Да, мы против империи, потому что мы за народ!» (XVII, 91).
Для Герцена 1863 год явился тяжелейшим испытанием – он с предельной ясностью обнаружил, что русское общественное мнение отвернулось от него. На протяжении всех первых месяцев восстания он призывает голоса из России, надеется, что поддержка, полученная правительством, лишь показная, увещевает тех, кто, как он думает, молчит из страха заговорить:
«Прежде по крайней мере, засекая целые деревни для аракчеевских поселений, усмиряя крестьян от Пугачева до Бездны, офицеры молчали – может, они не понимали, что делали. Теперь и этого оправдания нет. Они идут с полным сознанием, они подписывают адресы добровольной преданности.
И все это падает на народ. Его обвинят в племенной ненависти, в алчной стяжательности, его обвинят в том, что для него дороже воли сила, что, упоенный своей гордыней, он готов быть рабом для того, чтоб покичиться тем, что может в цепи ковать других… Что же после этого может быть естественнее, как ненависть к такому народу всех остальных?
… Если б мы верили, что русский народ в своем азиатском раболепии любит господство над другими народами, и в силу этого выносит рабство, и в силу этого станет теперь за правительство, против Польши, нам осталось бы только желать, чтоб Россия как государство была унижена, обесславлена, разбита на части; желать, чтоб оскорбленный и попранный народ русский начал новую жизнь, для которой память прошедшего была бы угрызением совести и грозным уроком.

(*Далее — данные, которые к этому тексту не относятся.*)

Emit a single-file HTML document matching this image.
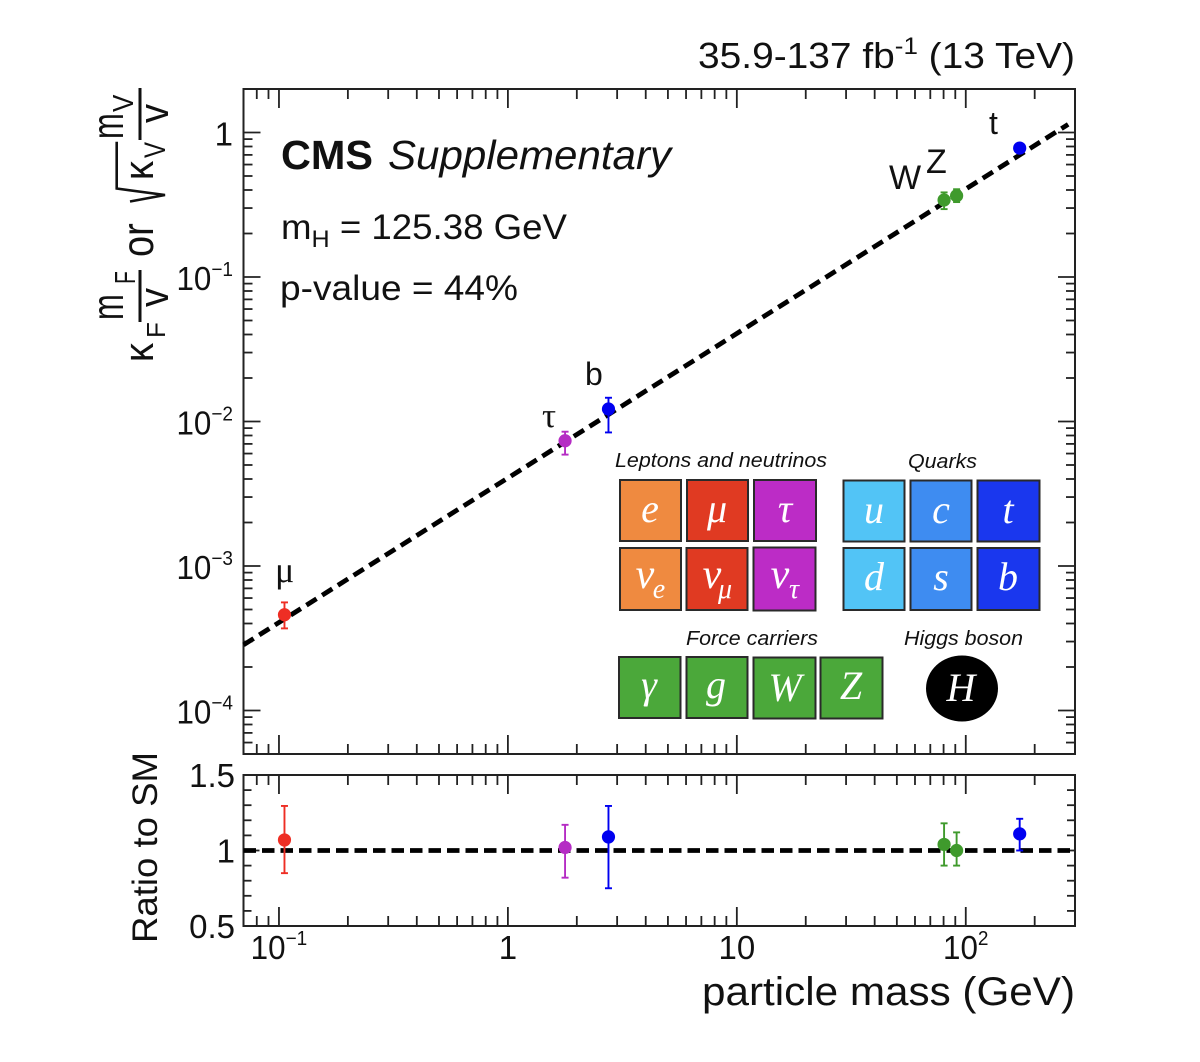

Но не будем клеветать на него: нет доказательств, что он за эти злодейства» (XVII, 42).
И вновь:
«Было время, в которое высоко ценилась тихая слеза сочувствия, рукопожатье и шепотом сказанное слово участья с глазу на глаз.
Этого мало теперь.
Тогда все молчало. Власть молча продавливала грудь, молча ехали кибитки, молча плелись ссыльные, молча смотрели им вслед оставшиеся. Говорить было трудно, что-то не понималось, не было ясно; мы ни себя, ни народа порядком не знали… был общий катехизис, очищавший нас, но далекий от приложения. […] Перед говорящим молчит раб. Слово ровно принадлежит мне и ему. Слово принадлежит всякому, слово – начало свободы. Говорите же, говорите, потому что вам молчать нельзя. От вас ждут речи!» (XVII, 66–67).
В скором времени Герцену пришлось убедиться в истинном, непоказном характере этой поддержки. Спустя несколько месяцев он писал:
«Нам не приходится роптать, а с сокрушенным сердцем подумать о самих себе. Всего больше виноваты люди, страстно желавшие блага русскому народу, любившие его темным инстинктом и пророческой мыслью, магнетизмом и пониманьем, чувствовавшие, что время настает, и не умевшие ничего сделать вовремя.
Что винить правительство за то, что оно защищает себя всем чем ни попало! Да и виновато ли оно в том, что при первом едва-едва освобожденном слове литература его продала; виновато ли оно, что, пересаживая науку с короткой цепи на длинную, правительство с удивлением нашло новую полицию в университетах и гласное III отделение в журналах? Мы должны себя винить» (XVII, 168).